Os ancestrais humanos provavelmente foram inspirados a fazer equipamentos de osso devido à abundância de carcaças de animais disponíveis na paisagem, especialmente durante as migrações sazonais, disse Njau, enquanto as rochas podem ter sido mais difíceis de encontrar, dependendo de onde os hominídeos viviam.

Mas as ferramentas ósseas são mais escassas no registro arqueológico porque material orgânico como osso pode se deteriorar mais facilmente, disse ele.

A Dra. Briana Pobiner, paleoantropóloga e cientista pesquisadora do Programa de Origens Humanas do Museu Nacional de História Natural do Smithsonian, disse que o estudo ressalta a importância que os dispositivos feitos de materiais diferentes da pedra tinham para nossos ancestrais — e como esses artefatos podem ser “essencialmente arqueologicamente invisíveis”. Pobiner não participou do estudo.

“O fato de haver uma coleção de 27 ferramentas ósseas, e não apenas uma ou algumas, sugere que os hominídeos há 1,5 milhão de anos (pelo menos neste local) eram capazes de transferir com sucesso seu conhecimento de como lascar pedra para lascar osso”, disse Pobiner.
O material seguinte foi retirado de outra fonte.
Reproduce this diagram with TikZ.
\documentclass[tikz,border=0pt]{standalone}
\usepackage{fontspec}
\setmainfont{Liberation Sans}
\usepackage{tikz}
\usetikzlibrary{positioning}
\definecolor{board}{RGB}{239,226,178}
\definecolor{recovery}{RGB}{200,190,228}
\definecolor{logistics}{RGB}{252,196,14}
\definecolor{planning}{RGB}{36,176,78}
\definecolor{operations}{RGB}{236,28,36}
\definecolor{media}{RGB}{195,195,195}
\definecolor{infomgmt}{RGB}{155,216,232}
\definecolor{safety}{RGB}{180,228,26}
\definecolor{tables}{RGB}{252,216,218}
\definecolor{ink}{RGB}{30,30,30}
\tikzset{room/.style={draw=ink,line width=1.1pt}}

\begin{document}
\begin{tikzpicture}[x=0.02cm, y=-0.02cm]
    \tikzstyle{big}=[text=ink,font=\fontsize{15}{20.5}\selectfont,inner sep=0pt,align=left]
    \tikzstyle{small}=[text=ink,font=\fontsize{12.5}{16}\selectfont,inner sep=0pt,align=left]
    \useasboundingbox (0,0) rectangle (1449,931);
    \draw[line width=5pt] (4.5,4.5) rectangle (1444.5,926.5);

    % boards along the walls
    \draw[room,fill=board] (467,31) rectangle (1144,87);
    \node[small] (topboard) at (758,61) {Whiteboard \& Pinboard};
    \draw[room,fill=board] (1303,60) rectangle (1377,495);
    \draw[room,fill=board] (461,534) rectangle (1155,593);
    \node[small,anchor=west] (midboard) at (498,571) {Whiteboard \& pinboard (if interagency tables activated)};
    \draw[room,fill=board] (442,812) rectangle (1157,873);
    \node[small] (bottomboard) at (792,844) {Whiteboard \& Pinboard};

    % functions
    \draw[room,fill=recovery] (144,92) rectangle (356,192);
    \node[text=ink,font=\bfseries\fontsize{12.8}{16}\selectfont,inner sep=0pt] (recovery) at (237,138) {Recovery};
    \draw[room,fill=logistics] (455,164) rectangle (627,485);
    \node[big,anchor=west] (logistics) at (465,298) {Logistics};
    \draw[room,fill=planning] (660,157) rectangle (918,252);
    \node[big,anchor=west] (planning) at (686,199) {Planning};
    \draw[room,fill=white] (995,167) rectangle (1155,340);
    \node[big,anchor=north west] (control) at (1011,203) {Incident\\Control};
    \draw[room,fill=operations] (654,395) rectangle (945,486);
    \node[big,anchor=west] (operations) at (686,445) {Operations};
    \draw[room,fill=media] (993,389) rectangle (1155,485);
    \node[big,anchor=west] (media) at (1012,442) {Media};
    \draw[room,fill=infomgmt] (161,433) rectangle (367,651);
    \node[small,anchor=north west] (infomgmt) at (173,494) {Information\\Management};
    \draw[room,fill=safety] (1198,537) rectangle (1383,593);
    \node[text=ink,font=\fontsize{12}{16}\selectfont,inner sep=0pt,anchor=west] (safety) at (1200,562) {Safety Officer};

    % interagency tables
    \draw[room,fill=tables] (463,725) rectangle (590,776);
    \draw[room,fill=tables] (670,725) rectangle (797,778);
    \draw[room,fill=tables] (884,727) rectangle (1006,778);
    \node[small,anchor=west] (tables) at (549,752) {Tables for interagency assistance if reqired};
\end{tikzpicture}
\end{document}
“Para mim, isso sinaliza que a fabricação de utensílios estava se tornando uma parte cada vez mais importante da vida de nossos ancestrais. E, mais uma vez, devemos procurar nas coleções de museus mais evidências do comportamento dos hominídeos — neste caso, a fabricação de ferramentas ósseas — mais cedo do que poderíamos ter esperado anteriormente.”